Plotting code records:
------------

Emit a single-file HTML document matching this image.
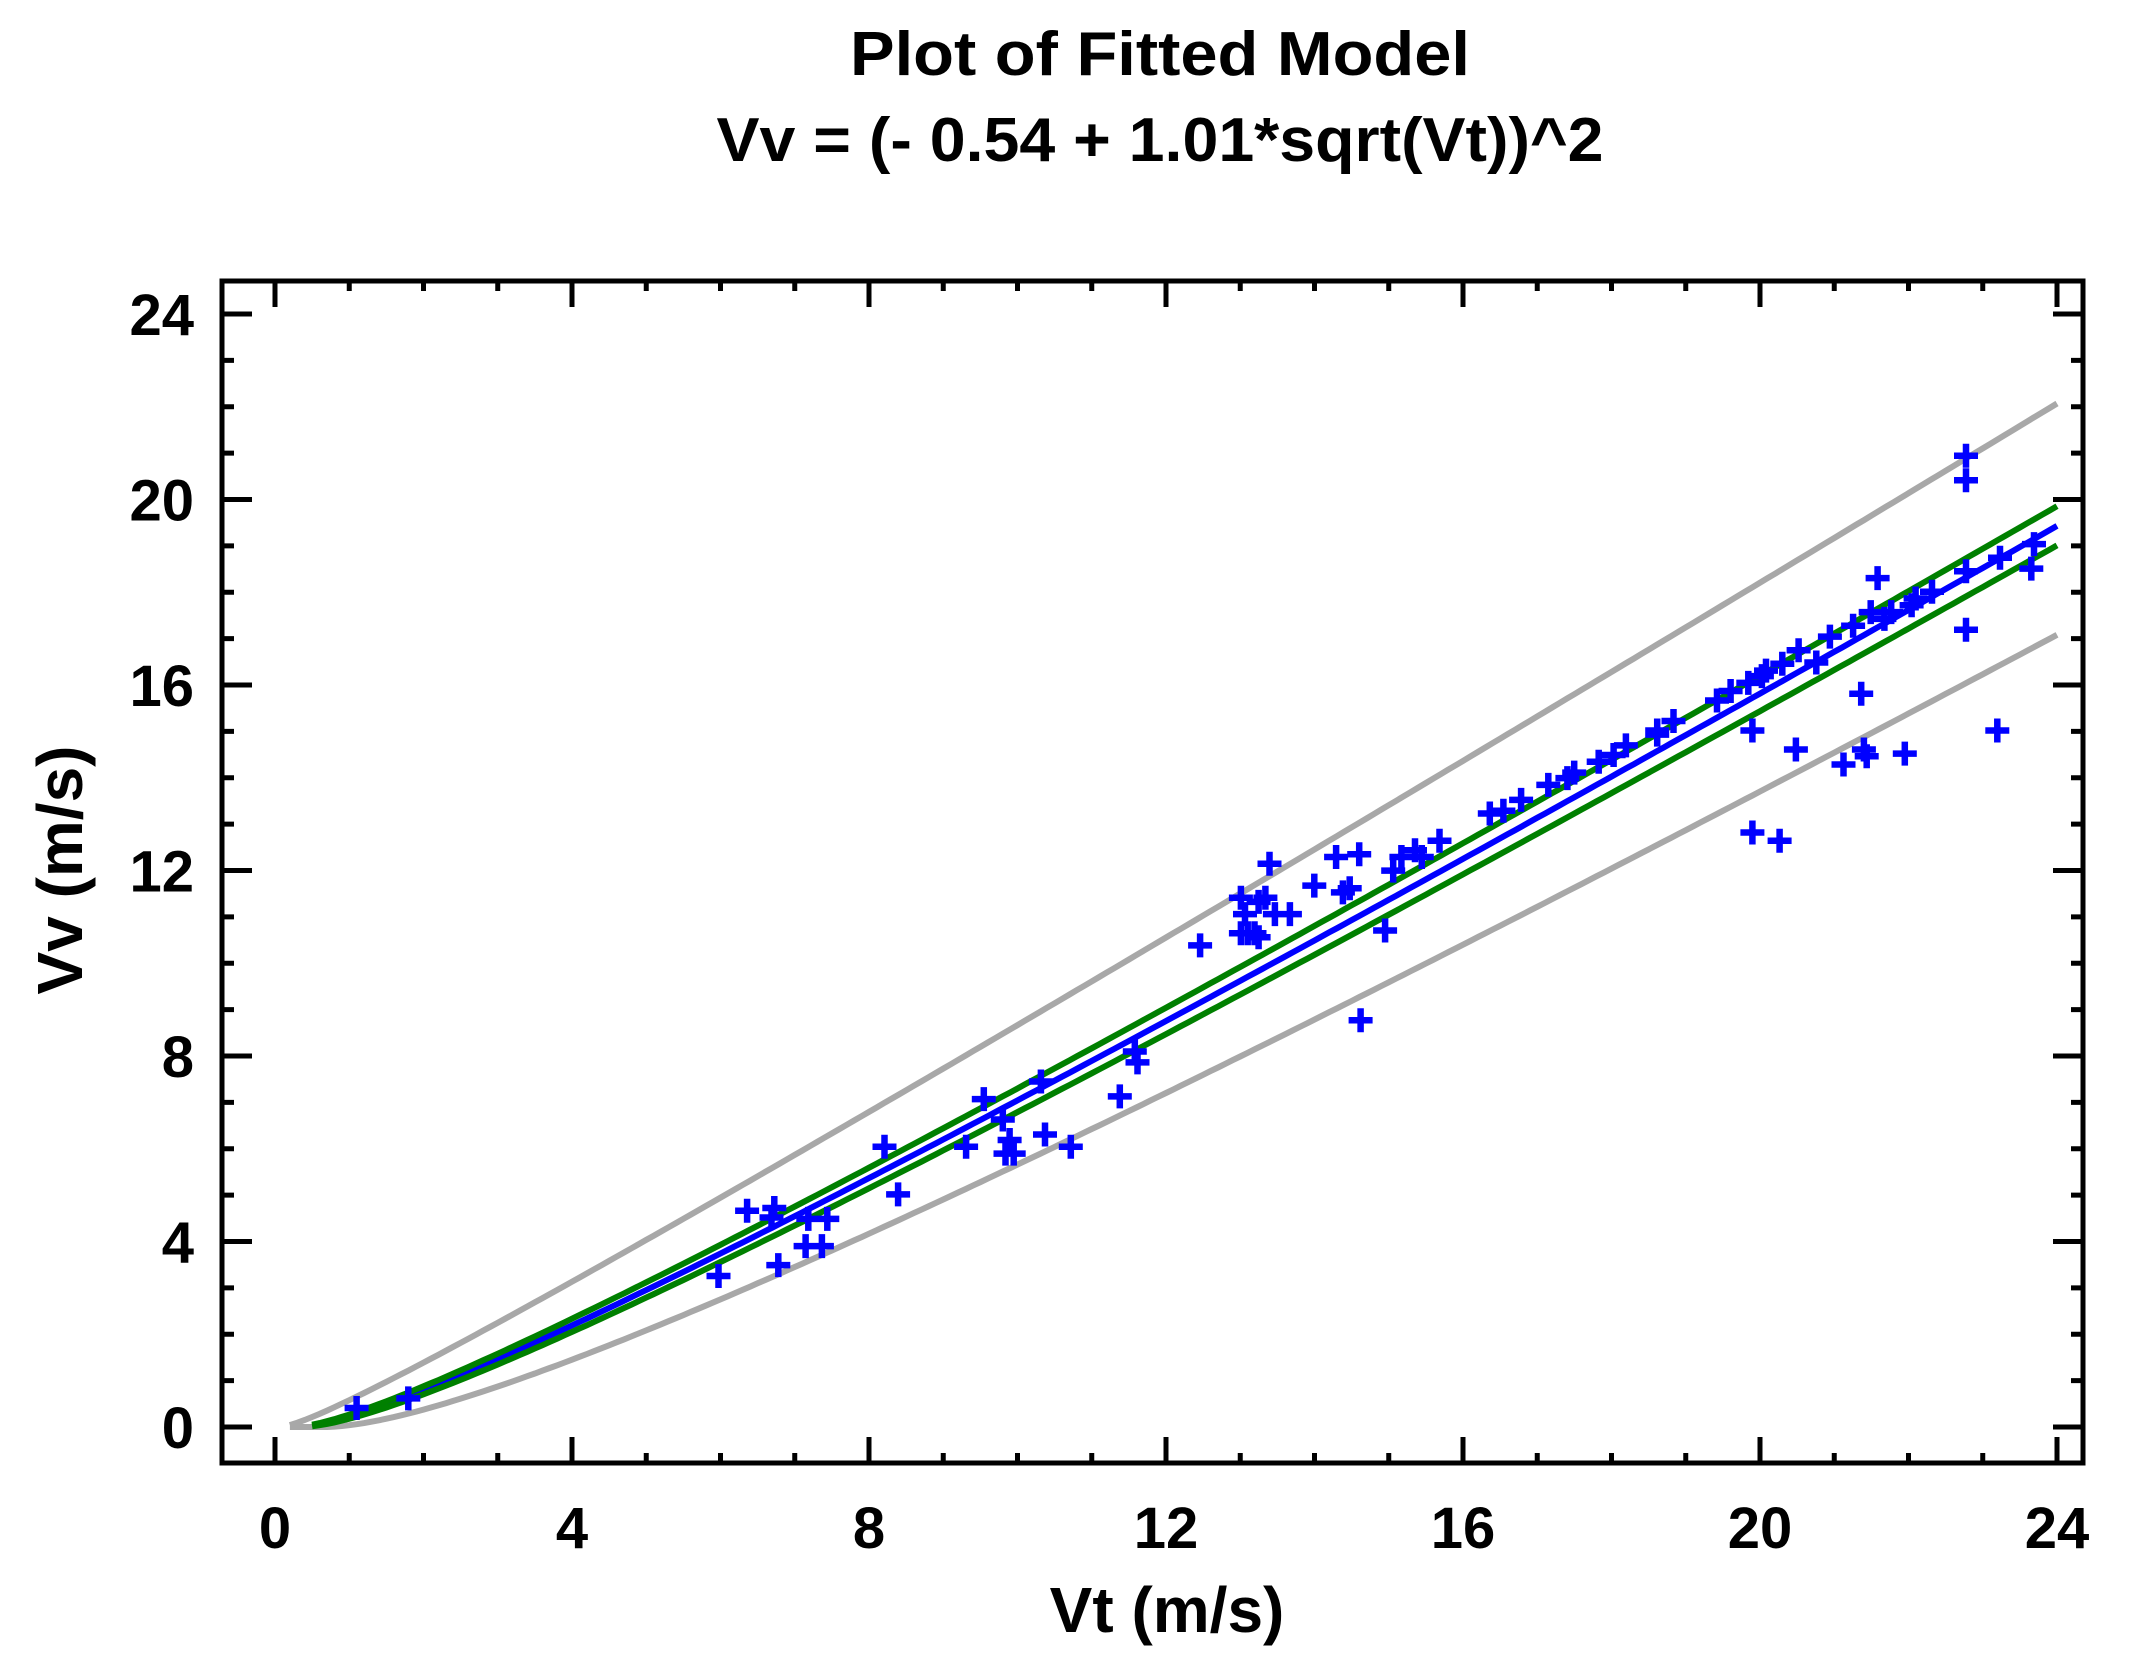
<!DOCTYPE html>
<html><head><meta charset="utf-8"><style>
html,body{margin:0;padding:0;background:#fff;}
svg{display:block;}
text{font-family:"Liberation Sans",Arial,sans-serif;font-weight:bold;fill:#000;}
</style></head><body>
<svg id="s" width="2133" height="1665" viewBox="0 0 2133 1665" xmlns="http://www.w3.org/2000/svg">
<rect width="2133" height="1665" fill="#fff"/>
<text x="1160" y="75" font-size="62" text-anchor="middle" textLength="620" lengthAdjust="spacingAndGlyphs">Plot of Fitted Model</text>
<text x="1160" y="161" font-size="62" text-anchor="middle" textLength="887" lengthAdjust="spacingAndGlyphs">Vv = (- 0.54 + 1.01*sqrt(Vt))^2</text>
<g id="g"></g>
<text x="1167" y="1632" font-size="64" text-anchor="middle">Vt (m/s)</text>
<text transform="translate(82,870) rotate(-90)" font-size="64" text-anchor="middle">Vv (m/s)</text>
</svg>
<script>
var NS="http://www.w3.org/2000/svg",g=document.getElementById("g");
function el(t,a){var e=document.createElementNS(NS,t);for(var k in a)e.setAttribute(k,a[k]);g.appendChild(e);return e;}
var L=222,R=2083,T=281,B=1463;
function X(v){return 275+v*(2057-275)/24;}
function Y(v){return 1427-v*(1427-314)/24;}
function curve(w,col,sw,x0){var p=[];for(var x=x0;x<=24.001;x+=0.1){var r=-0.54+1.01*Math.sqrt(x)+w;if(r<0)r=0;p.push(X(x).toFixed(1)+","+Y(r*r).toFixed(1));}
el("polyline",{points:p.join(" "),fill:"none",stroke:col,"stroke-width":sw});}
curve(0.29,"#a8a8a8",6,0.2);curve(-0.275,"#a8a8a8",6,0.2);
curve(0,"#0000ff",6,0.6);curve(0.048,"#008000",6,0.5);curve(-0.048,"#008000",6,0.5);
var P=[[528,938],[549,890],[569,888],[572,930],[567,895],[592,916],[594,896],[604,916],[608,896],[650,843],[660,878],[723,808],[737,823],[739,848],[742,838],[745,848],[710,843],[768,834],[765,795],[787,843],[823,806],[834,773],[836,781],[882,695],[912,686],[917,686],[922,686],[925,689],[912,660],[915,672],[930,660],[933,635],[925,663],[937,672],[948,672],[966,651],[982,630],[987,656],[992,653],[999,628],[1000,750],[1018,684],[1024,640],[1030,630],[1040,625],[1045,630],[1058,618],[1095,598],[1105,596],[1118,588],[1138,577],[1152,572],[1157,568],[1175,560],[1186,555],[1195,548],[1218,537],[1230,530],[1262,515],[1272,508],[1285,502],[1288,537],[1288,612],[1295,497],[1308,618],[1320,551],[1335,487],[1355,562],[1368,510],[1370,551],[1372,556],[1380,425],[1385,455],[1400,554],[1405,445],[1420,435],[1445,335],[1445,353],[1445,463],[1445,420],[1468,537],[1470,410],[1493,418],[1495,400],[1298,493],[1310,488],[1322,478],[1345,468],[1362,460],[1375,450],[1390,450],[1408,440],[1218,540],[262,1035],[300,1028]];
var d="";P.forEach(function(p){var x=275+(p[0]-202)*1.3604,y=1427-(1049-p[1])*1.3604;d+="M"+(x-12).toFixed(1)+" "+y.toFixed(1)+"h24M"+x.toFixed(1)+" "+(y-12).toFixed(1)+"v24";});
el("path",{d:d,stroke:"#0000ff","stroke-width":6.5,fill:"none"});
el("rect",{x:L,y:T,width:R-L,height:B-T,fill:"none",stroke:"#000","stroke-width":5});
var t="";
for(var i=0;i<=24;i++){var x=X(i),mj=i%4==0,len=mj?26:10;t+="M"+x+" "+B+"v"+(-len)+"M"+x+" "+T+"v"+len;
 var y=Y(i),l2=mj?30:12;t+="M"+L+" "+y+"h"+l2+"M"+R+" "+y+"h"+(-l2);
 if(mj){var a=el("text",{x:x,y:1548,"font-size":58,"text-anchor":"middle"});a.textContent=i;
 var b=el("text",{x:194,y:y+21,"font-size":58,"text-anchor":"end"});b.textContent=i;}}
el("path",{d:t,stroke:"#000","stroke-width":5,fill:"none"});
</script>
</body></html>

------------

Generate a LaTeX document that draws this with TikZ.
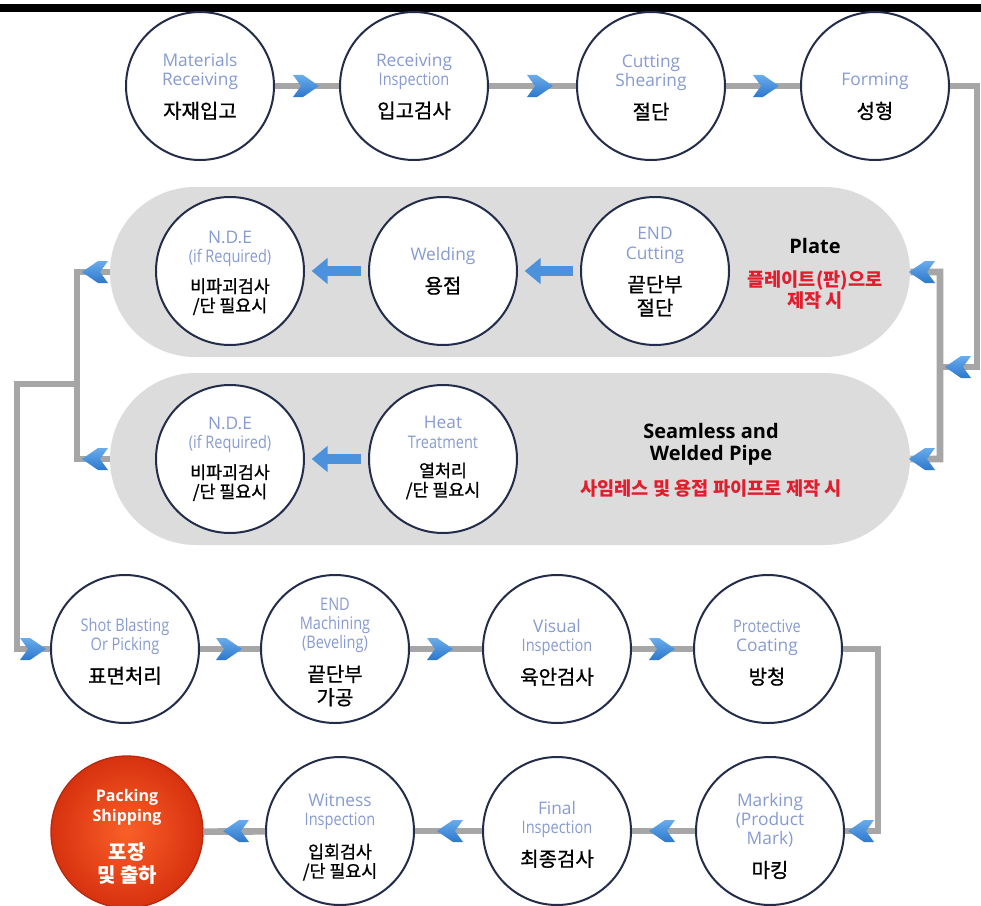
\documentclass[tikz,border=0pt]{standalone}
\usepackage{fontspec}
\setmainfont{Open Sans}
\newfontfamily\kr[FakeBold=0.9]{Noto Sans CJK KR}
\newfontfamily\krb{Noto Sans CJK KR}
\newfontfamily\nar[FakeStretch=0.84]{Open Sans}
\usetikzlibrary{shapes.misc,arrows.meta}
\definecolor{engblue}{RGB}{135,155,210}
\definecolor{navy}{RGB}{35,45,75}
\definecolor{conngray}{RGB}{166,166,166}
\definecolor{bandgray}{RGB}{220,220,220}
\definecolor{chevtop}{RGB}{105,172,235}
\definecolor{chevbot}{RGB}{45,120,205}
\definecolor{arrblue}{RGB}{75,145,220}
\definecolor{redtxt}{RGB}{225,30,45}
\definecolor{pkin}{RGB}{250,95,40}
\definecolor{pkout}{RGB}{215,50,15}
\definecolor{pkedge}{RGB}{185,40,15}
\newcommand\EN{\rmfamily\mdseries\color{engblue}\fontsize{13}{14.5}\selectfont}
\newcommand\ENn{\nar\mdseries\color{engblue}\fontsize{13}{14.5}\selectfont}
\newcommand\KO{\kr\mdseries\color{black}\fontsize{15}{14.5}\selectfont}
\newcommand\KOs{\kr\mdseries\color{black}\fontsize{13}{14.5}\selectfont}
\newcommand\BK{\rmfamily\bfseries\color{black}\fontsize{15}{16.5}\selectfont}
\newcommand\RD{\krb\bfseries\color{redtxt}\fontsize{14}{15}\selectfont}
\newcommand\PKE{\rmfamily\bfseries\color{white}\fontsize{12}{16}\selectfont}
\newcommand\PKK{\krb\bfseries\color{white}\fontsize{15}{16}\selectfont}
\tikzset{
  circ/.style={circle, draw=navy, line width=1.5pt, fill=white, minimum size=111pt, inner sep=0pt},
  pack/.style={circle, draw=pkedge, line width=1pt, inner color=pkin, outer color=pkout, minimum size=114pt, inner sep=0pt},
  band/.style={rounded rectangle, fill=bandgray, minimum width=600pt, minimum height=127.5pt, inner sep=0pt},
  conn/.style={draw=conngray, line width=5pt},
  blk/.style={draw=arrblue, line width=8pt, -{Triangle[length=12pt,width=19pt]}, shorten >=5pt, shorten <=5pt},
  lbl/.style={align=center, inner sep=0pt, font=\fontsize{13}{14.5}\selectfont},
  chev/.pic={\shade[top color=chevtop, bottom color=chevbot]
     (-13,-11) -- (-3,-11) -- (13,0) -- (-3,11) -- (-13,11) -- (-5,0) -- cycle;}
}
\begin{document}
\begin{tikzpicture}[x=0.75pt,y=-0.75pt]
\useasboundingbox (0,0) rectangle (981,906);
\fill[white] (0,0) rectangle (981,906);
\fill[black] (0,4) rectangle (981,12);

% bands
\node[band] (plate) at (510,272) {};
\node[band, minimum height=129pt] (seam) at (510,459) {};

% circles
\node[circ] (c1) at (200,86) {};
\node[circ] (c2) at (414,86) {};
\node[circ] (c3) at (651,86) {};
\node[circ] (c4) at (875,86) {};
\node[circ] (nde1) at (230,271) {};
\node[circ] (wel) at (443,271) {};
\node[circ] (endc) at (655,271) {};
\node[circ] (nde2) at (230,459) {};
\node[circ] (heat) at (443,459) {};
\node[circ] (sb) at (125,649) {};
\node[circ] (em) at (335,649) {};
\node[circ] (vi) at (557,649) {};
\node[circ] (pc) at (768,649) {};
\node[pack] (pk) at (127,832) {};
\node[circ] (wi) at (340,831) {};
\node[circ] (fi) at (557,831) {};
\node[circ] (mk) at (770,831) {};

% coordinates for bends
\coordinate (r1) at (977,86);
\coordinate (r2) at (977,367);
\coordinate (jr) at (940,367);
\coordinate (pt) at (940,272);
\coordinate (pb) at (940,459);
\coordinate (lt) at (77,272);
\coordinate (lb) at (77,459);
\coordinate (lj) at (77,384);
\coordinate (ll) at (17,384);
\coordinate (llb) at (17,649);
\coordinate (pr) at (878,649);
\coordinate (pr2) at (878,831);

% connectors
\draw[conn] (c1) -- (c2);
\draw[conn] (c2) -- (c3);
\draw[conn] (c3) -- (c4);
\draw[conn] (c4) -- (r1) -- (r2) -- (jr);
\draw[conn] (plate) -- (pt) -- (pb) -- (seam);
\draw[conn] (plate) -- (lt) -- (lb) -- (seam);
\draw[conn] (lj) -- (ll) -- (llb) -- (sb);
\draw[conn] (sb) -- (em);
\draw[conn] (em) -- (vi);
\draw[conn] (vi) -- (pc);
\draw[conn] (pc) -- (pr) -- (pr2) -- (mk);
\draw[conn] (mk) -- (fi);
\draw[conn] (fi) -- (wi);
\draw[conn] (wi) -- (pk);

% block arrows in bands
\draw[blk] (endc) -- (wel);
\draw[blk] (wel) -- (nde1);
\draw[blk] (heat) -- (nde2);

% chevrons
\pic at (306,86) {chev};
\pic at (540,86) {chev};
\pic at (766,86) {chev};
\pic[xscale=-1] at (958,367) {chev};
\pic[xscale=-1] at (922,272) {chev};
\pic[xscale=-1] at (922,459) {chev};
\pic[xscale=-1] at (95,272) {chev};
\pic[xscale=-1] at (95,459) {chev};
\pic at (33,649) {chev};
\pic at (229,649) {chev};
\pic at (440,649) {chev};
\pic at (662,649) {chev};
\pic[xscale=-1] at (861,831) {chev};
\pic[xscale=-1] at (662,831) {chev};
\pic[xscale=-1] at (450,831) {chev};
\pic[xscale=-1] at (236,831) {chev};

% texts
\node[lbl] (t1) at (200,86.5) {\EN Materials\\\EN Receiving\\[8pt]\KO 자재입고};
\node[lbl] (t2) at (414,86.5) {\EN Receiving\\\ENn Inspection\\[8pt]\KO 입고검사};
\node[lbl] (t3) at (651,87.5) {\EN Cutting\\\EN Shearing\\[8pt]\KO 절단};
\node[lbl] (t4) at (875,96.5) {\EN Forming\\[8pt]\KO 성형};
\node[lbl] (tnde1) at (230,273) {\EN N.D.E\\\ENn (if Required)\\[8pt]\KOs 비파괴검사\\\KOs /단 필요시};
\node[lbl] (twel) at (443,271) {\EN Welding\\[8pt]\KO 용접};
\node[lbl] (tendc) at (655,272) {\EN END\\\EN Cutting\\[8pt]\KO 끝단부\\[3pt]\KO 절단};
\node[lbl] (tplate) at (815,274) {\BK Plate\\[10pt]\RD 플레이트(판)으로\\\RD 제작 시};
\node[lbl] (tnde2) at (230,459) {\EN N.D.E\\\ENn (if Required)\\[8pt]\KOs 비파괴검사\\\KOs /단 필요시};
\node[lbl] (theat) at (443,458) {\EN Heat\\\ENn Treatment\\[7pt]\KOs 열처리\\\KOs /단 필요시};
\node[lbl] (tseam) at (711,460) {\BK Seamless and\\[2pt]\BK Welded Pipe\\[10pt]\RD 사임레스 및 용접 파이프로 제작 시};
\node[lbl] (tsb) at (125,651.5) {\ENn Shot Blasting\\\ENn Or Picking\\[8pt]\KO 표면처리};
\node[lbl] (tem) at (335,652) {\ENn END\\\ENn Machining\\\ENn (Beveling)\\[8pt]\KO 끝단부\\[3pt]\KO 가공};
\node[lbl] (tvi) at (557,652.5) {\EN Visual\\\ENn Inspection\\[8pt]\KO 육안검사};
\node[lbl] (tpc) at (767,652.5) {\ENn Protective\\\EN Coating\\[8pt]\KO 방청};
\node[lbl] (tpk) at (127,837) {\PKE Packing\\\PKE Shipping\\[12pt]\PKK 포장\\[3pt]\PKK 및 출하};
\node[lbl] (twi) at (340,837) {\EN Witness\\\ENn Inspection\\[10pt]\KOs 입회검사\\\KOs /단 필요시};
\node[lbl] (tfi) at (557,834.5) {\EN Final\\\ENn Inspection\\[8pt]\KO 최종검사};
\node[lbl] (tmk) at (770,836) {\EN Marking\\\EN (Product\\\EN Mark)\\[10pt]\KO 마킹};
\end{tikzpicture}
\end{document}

------------

Exercise: Review the material and copy each line in which the word "this" appears.

Solution to the exercise:
Emit a single-file HTML document matching this image.
Generate a LaTeX document that draws this with TikZ.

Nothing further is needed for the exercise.